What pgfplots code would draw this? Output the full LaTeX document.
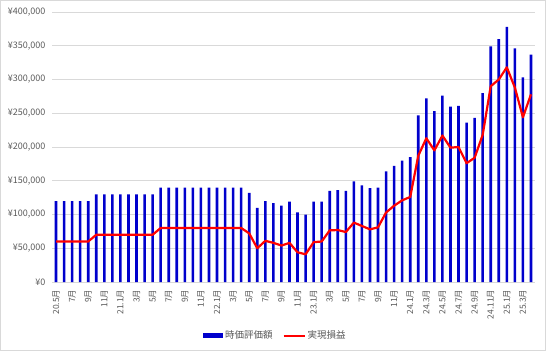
\documentclass[border=0pt]{standalone}
\usepackage{pgfplots}
\usepackage{pgfplotstable}
\pgfplotsset{compat=1.18}
\usepackage{fontspec}
\setmainfont{Noto Sans CJK JP}
\definecolor{barblue}{RGB}{0,0,204}
\definecolor{txtgray}{RGB}{89,89,89}
\definecolor{gridgray}{RGB}{217,217,217}
\pgfplotstableread{
x val pnl
0 120 60
1 120 60
2 120 60
3 120 60
4 120 60
5 130 70
6 130 70
7 130 70
8 130 70
9 130 70
10 130 70
11 130 70
12 130 70
13 140 80
14 140 80
15 140 80
16 140 80
17 140 80
18 140 80
19 140 80
20 140 80
21 140 80
22 140 80
23 140 80
24 132 72
25 110 50
26 120 61
27 117 58
28 113 54
29 119 58
30 103 44
31 100 41
32 119 59
33 119 60
34 135 76.5
35 136 77
36 135 74
37 149 88
38 143 83
39 139 78
40 140 81
41 164 103
42 172 113
43 180 121
44 185 126
45 247 187
46 272 213
47 253 195
48 276 217
49 260 199
50 261 200
51 236 176
52 243 184
53 280 218
54 349 290
55 360 300
56 378 318
57 346 288
58 303 244
59 337 278
}\datatable
\begin{document}
\begin{tikzpicture}
\useasboundingbox (0,0) rectangle (546pt,351pt);
\draw[gridgray] (0.5pt,0.5pt) rectangle (545.5pt,350.5pt);
\begin{axis}[
  at={(52pt,69pt)}, anchor=south west,
  scale only axis, width=483pt, height=270pt,
  xmin=-0.5, xmax=59.5, ymin=0, ymax=400,
  axis line style={draw=none},
  axis x line*=bottom,
  x axis line style={draw=gridgray},
  ymajorgrids, grid style={gridgray, line width=0.8pt},
  major tick length=0pt,
  ytick={0,50,...,400},
  yticklabels={¥0,{¥50,000},{¥100,000},{¥150,000},{¥200,000},{¥250,000},{¥300,000},{¥350,000},{¥400,000}},
  yticklabel style={font=\fontsize{9}{10}\selectfont, text=txtgray, xshift=-3pt},
  xtick={0,2,...,58},
  xticklabels={20.5月,7月,9月,11月,21.1月,3月,5月,7月,9月,11月,22.1月,3月,5月,7月,9月,11月,23.1月,3月,5月,7月,9月,11月,24.1月,24.3月,24.5月,24.7月,24.9月,24.11月,25.1月,25.3月},
  xticklabel shift=4pt,
  xticklabel style={rotate=90, anchor=east, font=\fontsize{8.5}{9}\selectfont, text=txtgray},
  legend style={at={(0.4627,-0.199)}, anchor=center, draw=none, fill=none,
    legend columns=2, font=\fontsize{9.5}{10}\selectfont, text=txtgray,
    /tikz/every even column/.append style={column sep=8pt}},
]
\addplot[ybar, bar width=2.6pt, fill=barblue, draw=none,
  legend image code/.code={\fill[barblue] (0pt,-2.5pt) rectangle (20pt,2.5pt);}]
  table[x=x, y=val] {\datatable};
\addlegendentry{時価評価額}
\addplot[red, line width=2.2pt, line join=round, mark=none,
  legend image code/.code={\draw[red, line width=2pt] (0pt,0pt) -- (21pt,0pt);}]
  table[x=x, y=pnl] {\datatable};
\addlegendentry{実現損益}
\end{axis}
\end{tikzpicture}
\end{document}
========
Directive: Show all lines above holding "code".

Response to this task:
What pgfplots code would draw this? Output the full LaTeX document.
  legend image code/.code={\fill[barblue] (0pt,-2.5pt) rectangle (20pt,2.5pt);}]
  legend image code/.code={\draw[red, line width=2pt] (0pt,0pt) -- (21pt,0pt);}]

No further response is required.